The Court reiterated that a Writ Court may, upon reaching the requisite satisfaction, intervene in such manner and make such directions as the facts and circumstances warrant.
Moreover, the Court disagreed with the fact that the aspirants, not having an indefeasible or vested right of appointment, do not also have the right to question any decision adverse to their interest affecting achievement of their goals to secure public employment.
“Whether, and to what extent, any relief should be granted, must depend on the facts of each case. … On facts and in the circumstances, however, the respondents’ legal rights were not infringed because of absence of grant of legitimacy to the select list by way of an approval from the Government; hence, the writ petition should not have been allowed”, it said.

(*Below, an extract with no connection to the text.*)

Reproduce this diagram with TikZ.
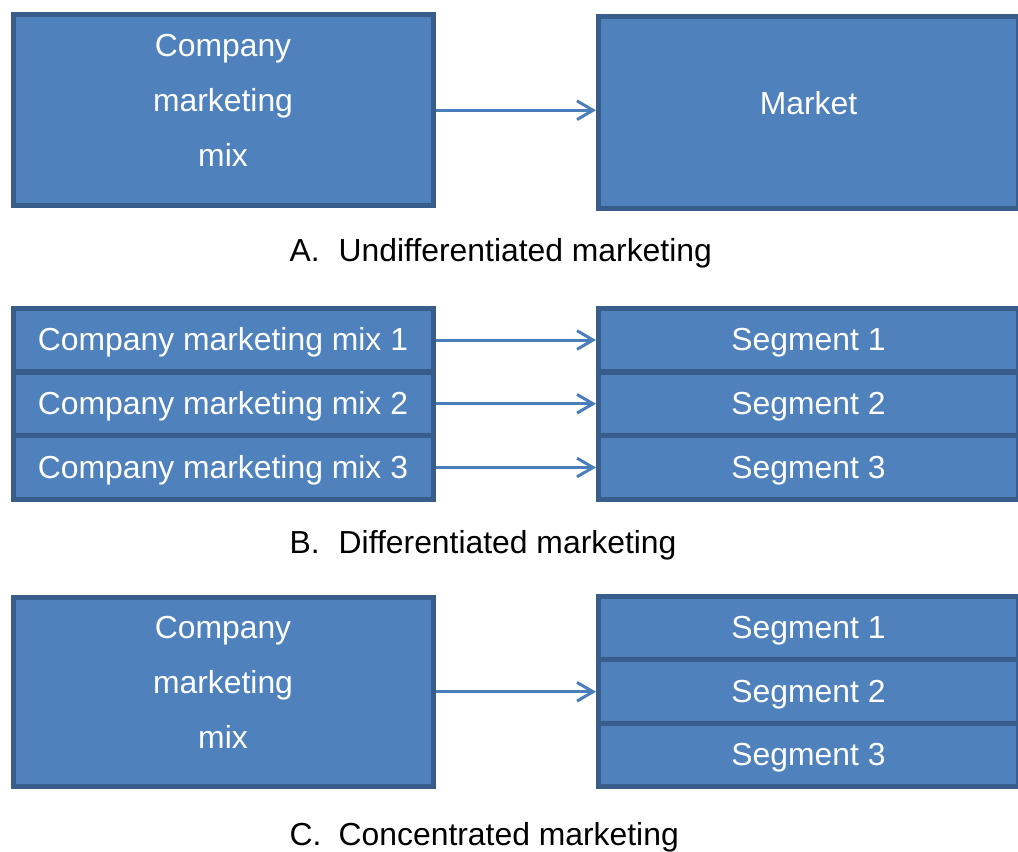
\documentclass[tikz,border=0pt]{standalone}
\usepackage{fontspec}
\setmainfont{Liberation Sans}
\usetikzlibrary{arrows.meta}
\definecolor{boxblue}{HTML}{4F81BD}
\definecolor{edgeblue}{HTML}{385D8A}
\definecolor{arrowblue}{HTML}{4A7EBB}

\begin{document}
\begin{tikzpicture}[x=0.75pt, y=-0.75pt,
  box/.style={draw=edgeblue, fill=boxblue, line width=3.75pt, inner sep=0pt,
    text=white, font=\fontsize{23.9pt}{41.25pt}\selectfont, minimum width=315pt},
  bigbox/.style={box, minimum height=143.6pt, align=center},
  rowbox/.style={box, minimum height=47.6pt, text height=18pt, text depth=2pt},
  link/.style={draw=arrowblue, line width=2.25pt, -{Straight Barb[length=12pt,width=14pt]}},
  caption/.style={anchor=base west, font=\fontsize{23.9pt}{28pt}\selectfont}]
\useasboundingbox (0,0) rectangle (1018,851);

% A. one mix for the whole market
\node[bigbox, text height=100pt, text depth=15pt] (mixA) at (223,110.25) {Company\\marketing\\mix};
\node[bigbox, minimum height=144pt, text height=18pt, text depth=15pt] (market) at (808.5,112) {Market};
\draw[link] (mixA.east) -- (mixA.east -| market.west);
\node[caption] (capA) at (285,261) {\makebox[36.75pt][l]{A.}Undifferentiated marketing};

% B. one mix per segment
\foreach \i/\y in {1/340,2/403.75,3/467.5} {
  \node[rowbox] (mixB\i) at (223,\y) {Company marketing mix \i};
  \node[rowbox] (segB\i) at (808.5,\y) {Segment \i};
  \draw[link] (mixB\i) -- (segB\i);
}
\node[caption] (capB) at (285,553) {\makebox[36.75pt][l]{B.}Differentiated marketing};

% C. one mix for one segment
\node[bigbox, minimum height=142.1pt, text height=100pt, text depth=15pt] (mixC) at (223,691.75) {Company\\marketing\\mix};
\foreach \i/\y in {1/628,2/691.5,3/755} {
  \node[rowbox, minimum height=47.5pt] (segC\i) at (808.5,\y) {Segment \i};
}
\draw[link] (mixC.east) -- (mixC.east -| segC2.west);
\node[caption] (capC) at (285,845) {\makebox[36.75pt][l]{C.}Concentrated marketing};
\end{tikzpicture}
\end{document}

Accordingly, the Apex Court allowed the Appeal and granted liberty to the Appellants to take forward the process of filling up 104 Constables by publishing a fresh advertisement.
Cause Title- State of Assam & Ors. v. Arabinda Rabha & Ors. (Neutral Citation: 2025 INSC 334)
Appearance:
Appellants: Senior AAG Chinmoy Pradip Sharma, AOR Diksha Rai, Advocates Piyush Vyas, Purvat Wali, Vijay Deora, Irfan Hasieb, and Krishnajyoti Deka.
Respondents: Senior Advocate Manish Goswami, AOR Rameshwar Prasad Goyal, Advocates Priyank Adhyaru, and Priyonkoo Gogoi.